- Objective
Your output must consist solely of the lines from the "Rebuild this chart" line through the "y_ticks = [20, 21, 22, 23, 24, 25, 26]" line, exactly as written, without images.

- Excerpted data
───

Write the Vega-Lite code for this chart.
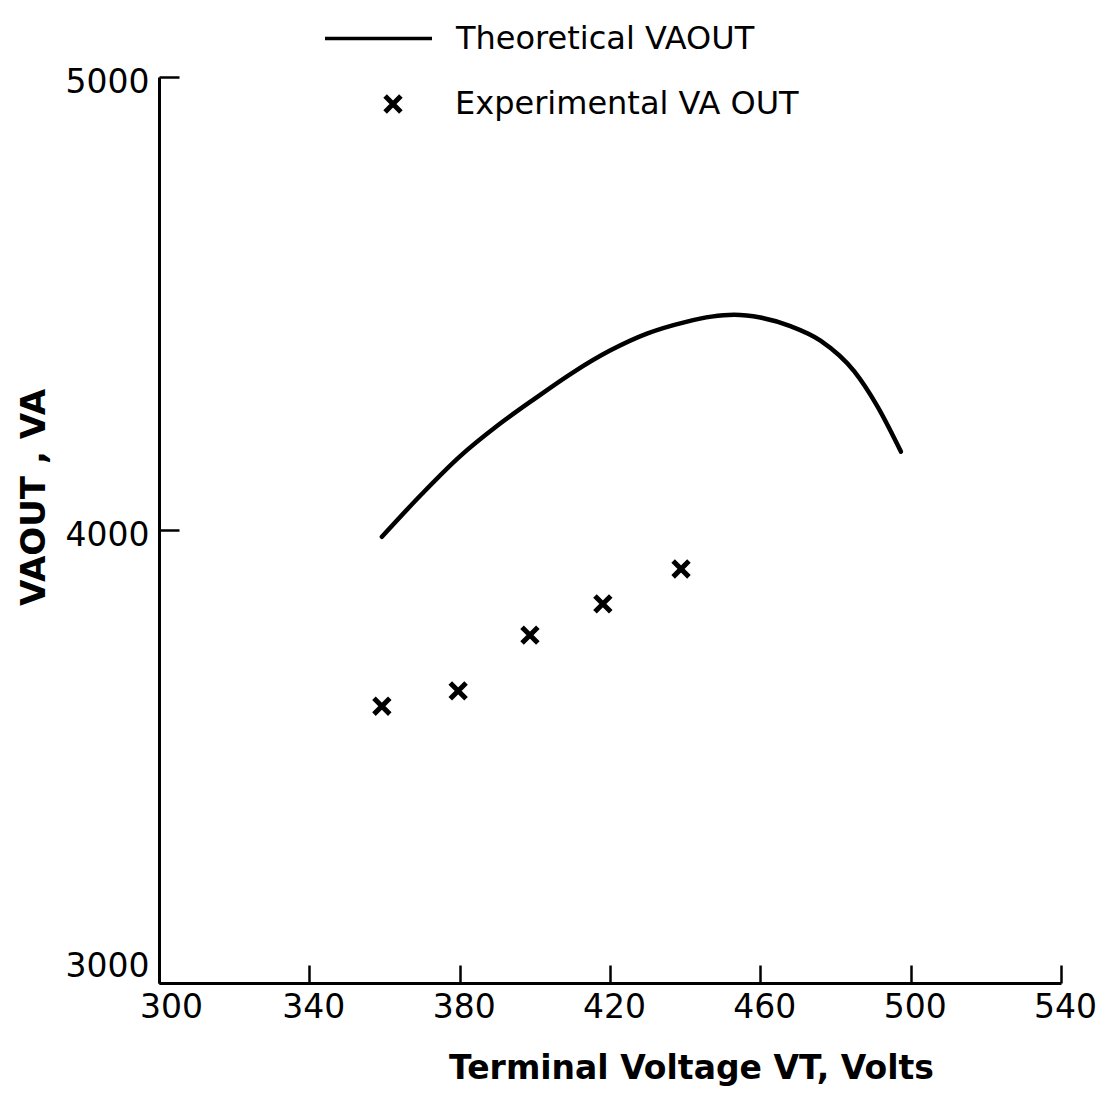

───

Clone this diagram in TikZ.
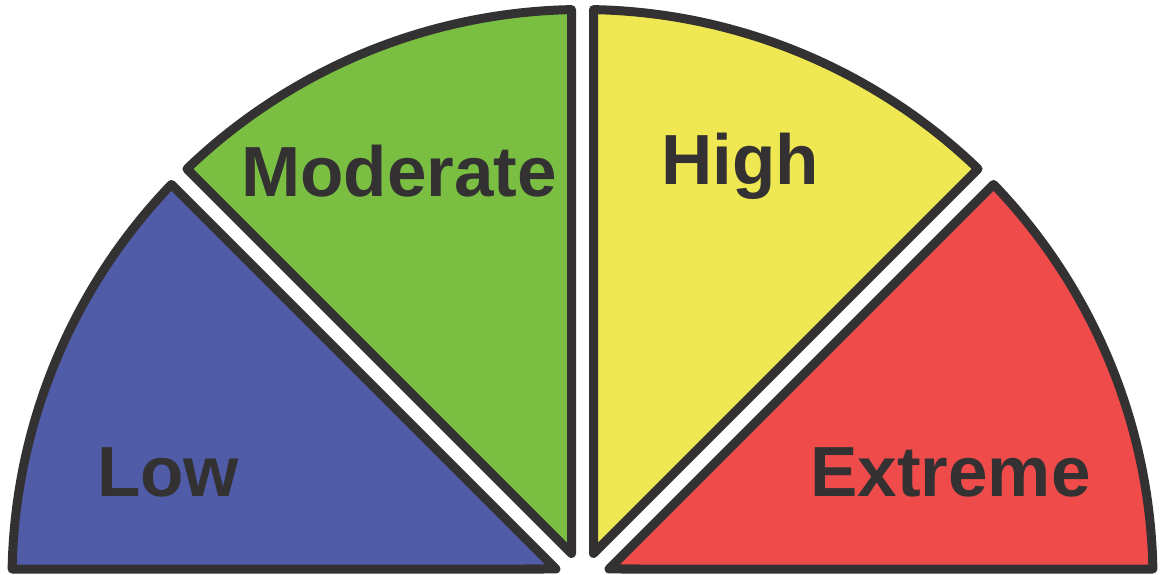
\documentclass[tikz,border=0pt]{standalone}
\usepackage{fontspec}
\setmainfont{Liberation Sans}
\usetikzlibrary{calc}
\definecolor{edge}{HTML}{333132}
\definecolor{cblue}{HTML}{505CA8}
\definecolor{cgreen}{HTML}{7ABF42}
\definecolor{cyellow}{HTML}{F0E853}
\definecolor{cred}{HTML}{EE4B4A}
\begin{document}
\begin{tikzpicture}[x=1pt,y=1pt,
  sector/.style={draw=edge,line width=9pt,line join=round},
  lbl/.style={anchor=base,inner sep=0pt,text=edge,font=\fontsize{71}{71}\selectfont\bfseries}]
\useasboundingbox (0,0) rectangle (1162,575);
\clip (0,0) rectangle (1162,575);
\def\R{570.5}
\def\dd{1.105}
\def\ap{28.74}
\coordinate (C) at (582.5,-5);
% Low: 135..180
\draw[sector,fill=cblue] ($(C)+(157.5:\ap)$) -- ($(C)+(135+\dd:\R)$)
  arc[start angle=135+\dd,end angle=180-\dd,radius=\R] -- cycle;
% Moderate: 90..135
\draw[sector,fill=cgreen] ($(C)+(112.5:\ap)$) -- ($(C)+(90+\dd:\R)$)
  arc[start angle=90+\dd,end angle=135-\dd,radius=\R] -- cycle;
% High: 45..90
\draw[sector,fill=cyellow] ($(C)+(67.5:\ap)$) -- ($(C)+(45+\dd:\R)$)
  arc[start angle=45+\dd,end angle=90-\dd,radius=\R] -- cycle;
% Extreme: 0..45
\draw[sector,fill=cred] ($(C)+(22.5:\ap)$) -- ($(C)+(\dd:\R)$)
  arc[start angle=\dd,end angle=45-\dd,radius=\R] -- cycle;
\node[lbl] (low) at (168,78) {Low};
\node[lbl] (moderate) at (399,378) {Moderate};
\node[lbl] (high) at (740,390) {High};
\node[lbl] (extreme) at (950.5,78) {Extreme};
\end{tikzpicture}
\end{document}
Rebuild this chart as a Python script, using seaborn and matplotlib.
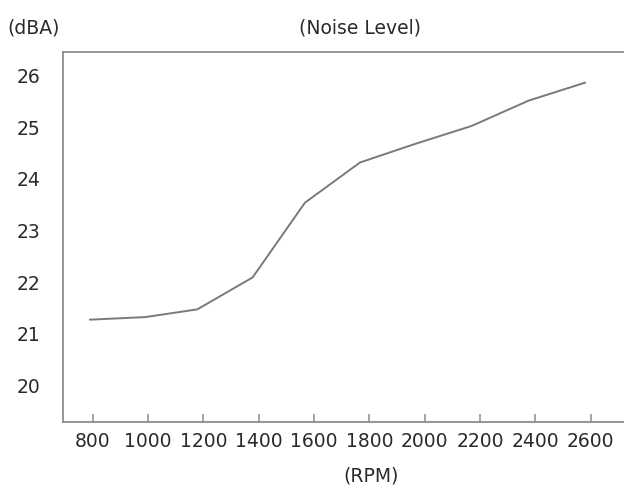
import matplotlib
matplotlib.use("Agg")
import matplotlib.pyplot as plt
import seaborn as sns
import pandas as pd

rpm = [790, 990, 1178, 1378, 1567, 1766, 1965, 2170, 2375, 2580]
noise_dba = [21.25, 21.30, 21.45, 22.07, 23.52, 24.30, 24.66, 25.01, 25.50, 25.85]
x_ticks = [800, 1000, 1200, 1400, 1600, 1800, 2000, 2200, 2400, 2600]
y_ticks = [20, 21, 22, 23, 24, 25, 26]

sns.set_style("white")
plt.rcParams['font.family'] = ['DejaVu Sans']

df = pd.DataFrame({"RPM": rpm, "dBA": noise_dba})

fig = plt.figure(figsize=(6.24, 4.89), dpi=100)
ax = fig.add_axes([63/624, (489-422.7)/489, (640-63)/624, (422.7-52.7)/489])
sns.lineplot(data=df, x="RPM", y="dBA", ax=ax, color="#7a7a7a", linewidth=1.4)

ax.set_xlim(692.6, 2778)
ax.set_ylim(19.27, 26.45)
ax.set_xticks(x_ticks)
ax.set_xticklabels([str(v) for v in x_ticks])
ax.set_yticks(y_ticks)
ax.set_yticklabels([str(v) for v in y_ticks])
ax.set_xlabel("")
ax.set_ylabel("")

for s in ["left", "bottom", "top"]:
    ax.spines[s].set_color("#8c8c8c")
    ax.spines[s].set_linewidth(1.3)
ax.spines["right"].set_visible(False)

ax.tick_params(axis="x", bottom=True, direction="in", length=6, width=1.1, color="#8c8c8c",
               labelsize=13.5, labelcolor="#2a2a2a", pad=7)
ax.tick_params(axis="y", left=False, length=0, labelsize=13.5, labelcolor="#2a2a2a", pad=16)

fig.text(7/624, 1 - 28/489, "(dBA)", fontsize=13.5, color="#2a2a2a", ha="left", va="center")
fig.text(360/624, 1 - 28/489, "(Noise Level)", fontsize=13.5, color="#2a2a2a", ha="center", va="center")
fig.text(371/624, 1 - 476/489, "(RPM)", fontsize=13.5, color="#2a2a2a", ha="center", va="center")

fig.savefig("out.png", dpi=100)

───

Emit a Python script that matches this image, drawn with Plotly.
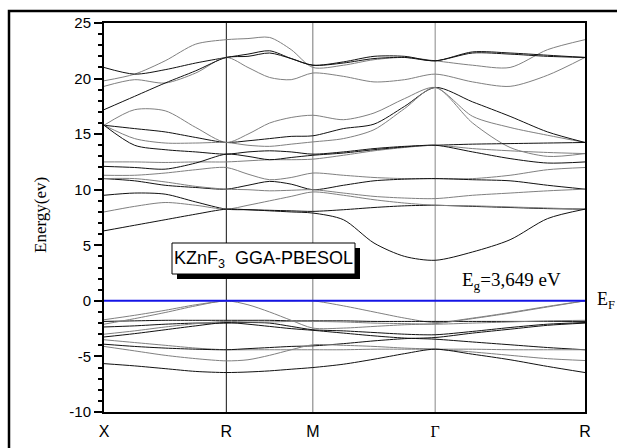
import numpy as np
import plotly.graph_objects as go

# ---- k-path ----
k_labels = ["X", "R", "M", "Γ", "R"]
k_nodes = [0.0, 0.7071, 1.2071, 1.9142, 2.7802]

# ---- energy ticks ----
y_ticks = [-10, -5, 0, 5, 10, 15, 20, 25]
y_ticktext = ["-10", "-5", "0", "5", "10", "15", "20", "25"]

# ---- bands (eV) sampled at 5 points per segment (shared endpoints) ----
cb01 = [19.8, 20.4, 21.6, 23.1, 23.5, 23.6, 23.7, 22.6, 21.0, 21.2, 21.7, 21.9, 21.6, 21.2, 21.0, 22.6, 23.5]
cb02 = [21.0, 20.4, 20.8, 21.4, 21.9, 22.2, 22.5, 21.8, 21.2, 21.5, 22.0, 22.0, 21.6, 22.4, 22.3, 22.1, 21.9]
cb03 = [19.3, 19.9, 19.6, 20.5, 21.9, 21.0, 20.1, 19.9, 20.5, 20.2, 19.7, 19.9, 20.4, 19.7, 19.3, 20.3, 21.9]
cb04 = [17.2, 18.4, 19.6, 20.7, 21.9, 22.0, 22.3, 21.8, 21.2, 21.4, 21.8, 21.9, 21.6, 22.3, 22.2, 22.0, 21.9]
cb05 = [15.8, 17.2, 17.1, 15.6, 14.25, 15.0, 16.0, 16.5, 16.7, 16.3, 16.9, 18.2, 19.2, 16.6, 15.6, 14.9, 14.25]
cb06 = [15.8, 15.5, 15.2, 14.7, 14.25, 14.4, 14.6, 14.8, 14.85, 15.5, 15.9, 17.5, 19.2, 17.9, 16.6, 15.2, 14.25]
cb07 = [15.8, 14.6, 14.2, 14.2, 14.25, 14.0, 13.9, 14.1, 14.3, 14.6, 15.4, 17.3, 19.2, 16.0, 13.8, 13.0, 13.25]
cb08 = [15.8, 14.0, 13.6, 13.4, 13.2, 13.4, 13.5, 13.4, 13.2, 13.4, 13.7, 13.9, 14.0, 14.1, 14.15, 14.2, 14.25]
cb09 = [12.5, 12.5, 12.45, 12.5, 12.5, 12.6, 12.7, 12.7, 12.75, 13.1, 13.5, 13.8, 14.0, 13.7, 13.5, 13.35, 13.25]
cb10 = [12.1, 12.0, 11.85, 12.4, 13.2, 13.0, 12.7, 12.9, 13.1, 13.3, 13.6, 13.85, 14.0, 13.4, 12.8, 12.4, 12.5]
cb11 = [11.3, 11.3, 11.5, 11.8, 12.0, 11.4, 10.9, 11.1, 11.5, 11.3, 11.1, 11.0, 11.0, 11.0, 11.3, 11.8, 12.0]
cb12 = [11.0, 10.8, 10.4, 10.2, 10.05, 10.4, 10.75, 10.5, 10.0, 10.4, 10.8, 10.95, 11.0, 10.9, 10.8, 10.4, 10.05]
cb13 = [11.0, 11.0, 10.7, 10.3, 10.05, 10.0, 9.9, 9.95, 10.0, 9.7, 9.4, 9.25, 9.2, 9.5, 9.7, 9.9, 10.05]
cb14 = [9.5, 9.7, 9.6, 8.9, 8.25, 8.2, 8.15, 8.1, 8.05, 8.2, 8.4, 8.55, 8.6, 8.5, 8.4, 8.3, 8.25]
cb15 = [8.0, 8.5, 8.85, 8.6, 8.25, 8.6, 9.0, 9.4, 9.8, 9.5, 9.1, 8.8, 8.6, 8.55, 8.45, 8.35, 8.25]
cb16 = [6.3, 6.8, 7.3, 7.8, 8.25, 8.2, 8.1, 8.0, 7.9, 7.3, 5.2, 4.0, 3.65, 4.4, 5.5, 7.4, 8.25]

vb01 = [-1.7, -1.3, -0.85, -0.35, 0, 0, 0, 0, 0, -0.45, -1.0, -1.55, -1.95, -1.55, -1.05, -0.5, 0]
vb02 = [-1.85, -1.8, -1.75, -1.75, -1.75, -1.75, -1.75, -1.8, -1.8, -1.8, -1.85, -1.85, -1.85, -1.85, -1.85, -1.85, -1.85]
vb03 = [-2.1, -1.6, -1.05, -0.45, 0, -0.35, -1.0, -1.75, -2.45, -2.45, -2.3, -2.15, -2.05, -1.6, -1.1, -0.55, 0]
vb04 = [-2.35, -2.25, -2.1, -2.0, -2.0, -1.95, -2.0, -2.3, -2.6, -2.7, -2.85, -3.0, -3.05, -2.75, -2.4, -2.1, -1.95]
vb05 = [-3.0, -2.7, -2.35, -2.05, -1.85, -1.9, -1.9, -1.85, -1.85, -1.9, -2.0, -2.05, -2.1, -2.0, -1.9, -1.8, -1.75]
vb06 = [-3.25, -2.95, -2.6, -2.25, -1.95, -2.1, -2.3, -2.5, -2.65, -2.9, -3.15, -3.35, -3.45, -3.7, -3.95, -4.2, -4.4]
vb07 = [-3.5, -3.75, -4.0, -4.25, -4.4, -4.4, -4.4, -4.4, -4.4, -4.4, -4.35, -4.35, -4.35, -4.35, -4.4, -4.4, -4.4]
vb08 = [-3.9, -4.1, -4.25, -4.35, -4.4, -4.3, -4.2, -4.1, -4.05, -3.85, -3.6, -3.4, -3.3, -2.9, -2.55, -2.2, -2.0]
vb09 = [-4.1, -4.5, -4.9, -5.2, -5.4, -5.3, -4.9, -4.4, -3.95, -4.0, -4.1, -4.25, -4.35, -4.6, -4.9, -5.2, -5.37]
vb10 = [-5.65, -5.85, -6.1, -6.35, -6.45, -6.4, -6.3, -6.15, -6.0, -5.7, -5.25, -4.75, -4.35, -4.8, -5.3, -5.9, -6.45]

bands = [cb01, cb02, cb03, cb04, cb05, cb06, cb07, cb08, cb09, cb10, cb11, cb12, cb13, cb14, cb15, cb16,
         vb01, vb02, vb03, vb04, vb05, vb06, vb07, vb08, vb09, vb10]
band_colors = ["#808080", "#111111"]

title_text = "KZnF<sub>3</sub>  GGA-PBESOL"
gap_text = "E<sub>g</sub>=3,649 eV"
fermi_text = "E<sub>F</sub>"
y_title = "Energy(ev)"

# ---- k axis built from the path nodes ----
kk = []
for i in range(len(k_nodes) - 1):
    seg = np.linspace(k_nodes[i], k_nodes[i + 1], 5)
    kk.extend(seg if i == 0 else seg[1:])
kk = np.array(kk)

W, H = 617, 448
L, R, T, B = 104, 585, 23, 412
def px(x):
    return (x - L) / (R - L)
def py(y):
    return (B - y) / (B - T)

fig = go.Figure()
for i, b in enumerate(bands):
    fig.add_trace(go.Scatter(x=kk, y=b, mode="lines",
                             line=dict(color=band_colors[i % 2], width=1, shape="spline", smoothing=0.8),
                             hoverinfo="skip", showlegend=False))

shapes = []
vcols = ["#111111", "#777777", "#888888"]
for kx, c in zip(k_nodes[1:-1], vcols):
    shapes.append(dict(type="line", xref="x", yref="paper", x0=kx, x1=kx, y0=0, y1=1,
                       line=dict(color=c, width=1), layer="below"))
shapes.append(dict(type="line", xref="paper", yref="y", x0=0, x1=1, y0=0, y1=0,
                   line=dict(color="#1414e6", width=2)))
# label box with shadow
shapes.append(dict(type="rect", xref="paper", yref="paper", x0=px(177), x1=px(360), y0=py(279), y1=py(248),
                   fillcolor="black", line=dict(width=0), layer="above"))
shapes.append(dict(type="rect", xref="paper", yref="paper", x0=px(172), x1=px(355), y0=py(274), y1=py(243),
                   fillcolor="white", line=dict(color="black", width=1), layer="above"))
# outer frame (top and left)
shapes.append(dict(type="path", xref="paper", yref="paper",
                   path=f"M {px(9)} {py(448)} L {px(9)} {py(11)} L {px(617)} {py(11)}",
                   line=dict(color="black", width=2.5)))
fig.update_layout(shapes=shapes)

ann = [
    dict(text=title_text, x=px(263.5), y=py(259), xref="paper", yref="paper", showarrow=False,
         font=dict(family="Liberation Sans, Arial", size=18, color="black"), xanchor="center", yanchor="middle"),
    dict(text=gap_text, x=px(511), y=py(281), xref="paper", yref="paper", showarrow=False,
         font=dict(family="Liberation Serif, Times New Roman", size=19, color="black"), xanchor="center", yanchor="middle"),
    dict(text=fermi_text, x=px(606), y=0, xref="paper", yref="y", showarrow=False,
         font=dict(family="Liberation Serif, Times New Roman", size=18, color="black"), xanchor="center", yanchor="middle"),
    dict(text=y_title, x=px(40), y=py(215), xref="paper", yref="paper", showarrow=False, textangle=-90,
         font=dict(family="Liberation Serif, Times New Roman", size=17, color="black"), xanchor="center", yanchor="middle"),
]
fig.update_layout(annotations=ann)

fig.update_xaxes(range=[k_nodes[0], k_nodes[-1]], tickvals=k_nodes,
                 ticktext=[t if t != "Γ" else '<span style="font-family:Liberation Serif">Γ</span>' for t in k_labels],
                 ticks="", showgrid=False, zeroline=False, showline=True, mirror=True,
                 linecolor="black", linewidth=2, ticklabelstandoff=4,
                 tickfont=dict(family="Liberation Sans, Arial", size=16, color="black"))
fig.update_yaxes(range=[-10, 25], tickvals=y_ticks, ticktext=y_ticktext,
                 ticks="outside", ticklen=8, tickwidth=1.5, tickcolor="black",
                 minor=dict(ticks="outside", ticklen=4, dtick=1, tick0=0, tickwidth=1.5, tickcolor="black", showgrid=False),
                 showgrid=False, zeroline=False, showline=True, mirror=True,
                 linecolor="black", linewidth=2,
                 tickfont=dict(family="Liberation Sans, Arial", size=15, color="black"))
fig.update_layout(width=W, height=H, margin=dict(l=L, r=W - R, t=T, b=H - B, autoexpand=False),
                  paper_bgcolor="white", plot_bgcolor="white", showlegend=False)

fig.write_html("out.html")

───

- Result for this exercise
Rebuild this chart as a Python script, using seaborn and matplotlib.
import matplotlib
matplotlib.use("Agg")
import matplotlib.pyplot as plt
import seaborn as sns
import pandas as pd

rpm = [790, 990, 1178, 1378, 1567, 1766, 1965, 2170, 2375, 2580]
noise_dba = [21.25, 21.30, 21.45, 22.07, 23.52, 24.30, 24.66, 25.01, 25.50, 25.85]
x_ticks = [800, 1000, 1200, 1400, 1600, 1800, 2000, 2200, 2400, 2600]
y_ticks = [20, 21, 22, 23, 24, 25, 26]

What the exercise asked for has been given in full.